Dataset entries:
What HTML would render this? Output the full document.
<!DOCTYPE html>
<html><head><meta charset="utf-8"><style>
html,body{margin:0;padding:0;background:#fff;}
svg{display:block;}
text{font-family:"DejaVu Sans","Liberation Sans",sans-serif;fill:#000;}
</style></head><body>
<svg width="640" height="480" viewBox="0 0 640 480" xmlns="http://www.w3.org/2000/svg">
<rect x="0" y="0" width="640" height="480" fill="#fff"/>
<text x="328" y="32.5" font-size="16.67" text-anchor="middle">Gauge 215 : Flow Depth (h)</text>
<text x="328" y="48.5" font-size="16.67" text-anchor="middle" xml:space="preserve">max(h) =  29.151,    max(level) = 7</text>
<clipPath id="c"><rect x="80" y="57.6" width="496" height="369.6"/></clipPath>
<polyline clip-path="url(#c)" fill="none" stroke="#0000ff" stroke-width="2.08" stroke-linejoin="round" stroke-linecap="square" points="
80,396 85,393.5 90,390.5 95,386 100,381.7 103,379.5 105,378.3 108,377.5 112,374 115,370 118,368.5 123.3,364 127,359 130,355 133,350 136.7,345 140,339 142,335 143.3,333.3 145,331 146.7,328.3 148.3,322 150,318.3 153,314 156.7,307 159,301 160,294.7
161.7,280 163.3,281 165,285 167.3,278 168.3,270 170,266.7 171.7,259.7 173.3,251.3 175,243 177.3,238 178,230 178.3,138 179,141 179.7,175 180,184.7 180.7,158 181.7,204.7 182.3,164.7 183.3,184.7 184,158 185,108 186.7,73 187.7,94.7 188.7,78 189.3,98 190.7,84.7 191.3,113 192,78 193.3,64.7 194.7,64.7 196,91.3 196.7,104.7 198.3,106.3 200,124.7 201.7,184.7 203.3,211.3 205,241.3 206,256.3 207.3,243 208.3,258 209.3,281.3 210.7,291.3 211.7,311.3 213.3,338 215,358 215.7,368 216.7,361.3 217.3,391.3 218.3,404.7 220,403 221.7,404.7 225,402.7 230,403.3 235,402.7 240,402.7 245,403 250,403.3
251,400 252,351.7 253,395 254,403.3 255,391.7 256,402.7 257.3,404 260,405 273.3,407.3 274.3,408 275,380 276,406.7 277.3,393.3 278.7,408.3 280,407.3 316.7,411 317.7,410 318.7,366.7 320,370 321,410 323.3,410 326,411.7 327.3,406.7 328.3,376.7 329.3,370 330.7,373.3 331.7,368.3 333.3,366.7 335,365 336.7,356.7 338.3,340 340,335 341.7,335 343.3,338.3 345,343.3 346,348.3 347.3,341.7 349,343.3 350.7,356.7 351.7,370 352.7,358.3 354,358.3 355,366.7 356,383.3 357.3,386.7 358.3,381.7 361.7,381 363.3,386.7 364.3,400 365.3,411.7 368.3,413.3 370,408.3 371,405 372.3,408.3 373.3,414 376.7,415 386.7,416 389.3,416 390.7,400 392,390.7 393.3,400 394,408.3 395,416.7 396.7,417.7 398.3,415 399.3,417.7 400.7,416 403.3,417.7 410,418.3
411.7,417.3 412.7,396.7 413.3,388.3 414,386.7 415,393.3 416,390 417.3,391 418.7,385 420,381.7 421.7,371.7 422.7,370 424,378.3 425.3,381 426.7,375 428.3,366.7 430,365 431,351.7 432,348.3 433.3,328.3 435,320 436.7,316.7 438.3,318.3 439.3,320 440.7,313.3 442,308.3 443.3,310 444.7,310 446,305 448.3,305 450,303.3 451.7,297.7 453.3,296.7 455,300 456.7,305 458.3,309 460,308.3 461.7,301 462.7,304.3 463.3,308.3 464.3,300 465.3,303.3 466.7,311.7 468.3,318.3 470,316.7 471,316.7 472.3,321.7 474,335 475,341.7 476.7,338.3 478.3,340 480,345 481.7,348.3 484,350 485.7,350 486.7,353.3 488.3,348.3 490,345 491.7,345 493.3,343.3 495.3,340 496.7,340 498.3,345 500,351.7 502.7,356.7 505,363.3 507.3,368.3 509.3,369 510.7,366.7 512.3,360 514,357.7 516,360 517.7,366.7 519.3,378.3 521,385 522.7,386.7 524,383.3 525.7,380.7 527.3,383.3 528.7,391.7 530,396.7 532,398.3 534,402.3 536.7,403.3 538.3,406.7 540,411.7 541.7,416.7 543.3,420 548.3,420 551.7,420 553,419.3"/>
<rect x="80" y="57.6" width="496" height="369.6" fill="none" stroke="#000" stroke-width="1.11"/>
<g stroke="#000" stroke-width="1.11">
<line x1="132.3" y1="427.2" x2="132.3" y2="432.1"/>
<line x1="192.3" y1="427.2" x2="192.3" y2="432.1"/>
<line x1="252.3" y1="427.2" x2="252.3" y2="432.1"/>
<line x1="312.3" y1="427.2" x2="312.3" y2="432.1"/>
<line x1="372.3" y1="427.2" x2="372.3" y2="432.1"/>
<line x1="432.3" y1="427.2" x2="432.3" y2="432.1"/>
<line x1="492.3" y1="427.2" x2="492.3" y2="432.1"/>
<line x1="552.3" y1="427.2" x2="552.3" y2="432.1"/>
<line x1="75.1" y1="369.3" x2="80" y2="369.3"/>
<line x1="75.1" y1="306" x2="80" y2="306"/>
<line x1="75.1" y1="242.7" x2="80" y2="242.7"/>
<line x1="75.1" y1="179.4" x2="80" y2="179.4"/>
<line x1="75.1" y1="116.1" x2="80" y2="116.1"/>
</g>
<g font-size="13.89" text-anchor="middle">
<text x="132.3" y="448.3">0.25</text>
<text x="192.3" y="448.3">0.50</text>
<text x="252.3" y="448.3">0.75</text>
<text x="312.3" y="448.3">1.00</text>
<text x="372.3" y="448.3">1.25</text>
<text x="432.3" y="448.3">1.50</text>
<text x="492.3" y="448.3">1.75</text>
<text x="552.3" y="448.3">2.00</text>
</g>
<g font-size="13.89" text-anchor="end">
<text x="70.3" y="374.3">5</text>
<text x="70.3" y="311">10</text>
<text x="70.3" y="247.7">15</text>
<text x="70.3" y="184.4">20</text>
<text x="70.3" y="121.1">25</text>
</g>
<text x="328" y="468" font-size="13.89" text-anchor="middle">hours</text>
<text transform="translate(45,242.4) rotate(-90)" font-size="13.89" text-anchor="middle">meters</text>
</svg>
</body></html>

==

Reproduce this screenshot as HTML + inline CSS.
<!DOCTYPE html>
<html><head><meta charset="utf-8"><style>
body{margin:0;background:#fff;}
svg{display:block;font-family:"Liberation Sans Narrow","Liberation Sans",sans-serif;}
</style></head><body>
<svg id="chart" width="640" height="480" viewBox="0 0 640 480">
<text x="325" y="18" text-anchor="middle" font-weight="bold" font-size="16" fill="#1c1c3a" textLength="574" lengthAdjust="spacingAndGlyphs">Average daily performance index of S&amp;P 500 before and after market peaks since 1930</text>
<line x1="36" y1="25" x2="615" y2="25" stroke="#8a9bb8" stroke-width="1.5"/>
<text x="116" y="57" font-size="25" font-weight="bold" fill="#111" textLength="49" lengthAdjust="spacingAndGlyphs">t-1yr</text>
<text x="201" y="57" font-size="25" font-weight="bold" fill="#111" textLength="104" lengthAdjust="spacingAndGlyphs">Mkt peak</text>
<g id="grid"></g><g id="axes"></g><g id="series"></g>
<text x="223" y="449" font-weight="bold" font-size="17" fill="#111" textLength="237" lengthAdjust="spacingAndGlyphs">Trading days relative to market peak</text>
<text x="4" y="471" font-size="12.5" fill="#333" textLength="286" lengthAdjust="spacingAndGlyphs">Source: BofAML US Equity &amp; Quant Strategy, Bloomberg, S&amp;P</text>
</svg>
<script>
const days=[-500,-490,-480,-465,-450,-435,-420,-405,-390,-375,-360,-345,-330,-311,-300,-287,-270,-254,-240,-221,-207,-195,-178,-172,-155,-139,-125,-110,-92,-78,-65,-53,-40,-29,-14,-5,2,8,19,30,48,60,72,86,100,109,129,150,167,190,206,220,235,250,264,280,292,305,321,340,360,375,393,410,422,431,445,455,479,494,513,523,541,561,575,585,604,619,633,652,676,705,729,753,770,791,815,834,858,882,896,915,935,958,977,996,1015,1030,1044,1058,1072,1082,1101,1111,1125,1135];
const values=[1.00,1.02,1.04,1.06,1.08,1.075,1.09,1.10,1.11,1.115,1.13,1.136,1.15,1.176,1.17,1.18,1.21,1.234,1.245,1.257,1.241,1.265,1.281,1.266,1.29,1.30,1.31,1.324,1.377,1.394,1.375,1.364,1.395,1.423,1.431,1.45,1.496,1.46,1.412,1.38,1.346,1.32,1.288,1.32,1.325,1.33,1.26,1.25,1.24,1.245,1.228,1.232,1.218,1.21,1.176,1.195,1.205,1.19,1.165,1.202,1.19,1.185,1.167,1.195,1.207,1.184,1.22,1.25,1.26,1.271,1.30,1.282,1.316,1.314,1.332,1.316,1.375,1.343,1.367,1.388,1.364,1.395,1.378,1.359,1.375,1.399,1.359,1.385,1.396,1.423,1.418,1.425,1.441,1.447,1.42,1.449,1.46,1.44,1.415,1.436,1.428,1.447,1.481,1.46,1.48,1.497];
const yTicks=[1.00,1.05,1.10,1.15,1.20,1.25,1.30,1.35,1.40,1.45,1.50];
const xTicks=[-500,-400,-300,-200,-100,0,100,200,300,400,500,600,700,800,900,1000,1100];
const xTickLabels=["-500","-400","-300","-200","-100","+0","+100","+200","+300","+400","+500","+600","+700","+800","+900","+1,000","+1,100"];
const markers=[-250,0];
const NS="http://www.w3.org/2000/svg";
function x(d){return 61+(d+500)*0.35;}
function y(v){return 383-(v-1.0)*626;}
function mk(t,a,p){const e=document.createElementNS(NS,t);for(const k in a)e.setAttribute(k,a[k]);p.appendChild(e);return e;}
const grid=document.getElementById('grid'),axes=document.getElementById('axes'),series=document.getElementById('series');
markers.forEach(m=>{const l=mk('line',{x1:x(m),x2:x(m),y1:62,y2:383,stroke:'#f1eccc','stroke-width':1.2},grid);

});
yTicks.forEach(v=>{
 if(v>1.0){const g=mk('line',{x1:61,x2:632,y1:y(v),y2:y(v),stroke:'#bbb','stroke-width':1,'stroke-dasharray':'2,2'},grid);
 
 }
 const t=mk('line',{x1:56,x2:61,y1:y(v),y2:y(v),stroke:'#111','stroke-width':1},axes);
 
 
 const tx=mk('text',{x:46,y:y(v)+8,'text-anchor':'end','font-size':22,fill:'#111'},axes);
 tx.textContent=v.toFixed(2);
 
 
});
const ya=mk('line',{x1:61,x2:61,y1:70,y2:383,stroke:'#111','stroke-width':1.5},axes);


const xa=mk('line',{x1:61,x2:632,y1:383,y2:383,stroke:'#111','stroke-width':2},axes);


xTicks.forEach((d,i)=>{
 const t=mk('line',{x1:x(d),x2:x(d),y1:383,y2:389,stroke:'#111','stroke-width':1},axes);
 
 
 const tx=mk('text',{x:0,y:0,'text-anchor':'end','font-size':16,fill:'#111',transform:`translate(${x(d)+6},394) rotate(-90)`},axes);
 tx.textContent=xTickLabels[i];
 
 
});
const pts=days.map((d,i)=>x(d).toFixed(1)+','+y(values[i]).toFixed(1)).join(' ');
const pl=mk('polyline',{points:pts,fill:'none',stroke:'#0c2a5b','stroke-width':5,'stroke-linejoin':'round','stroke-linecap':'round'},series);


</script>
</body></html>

What you should do:
Select and copy every line of the material that holds the string "document".

Exercise result:
What HTML would render this? Output the full document.
function mk(t,a,p){const e=document.createElementNS(NS,t);for(const k in a)e.setAttribute(k,a[k]);p.appendChild(e);return e;}
const grid=document.getElementById('grid'),axes=document.getElementById('axes'),series=document.getElementById('series');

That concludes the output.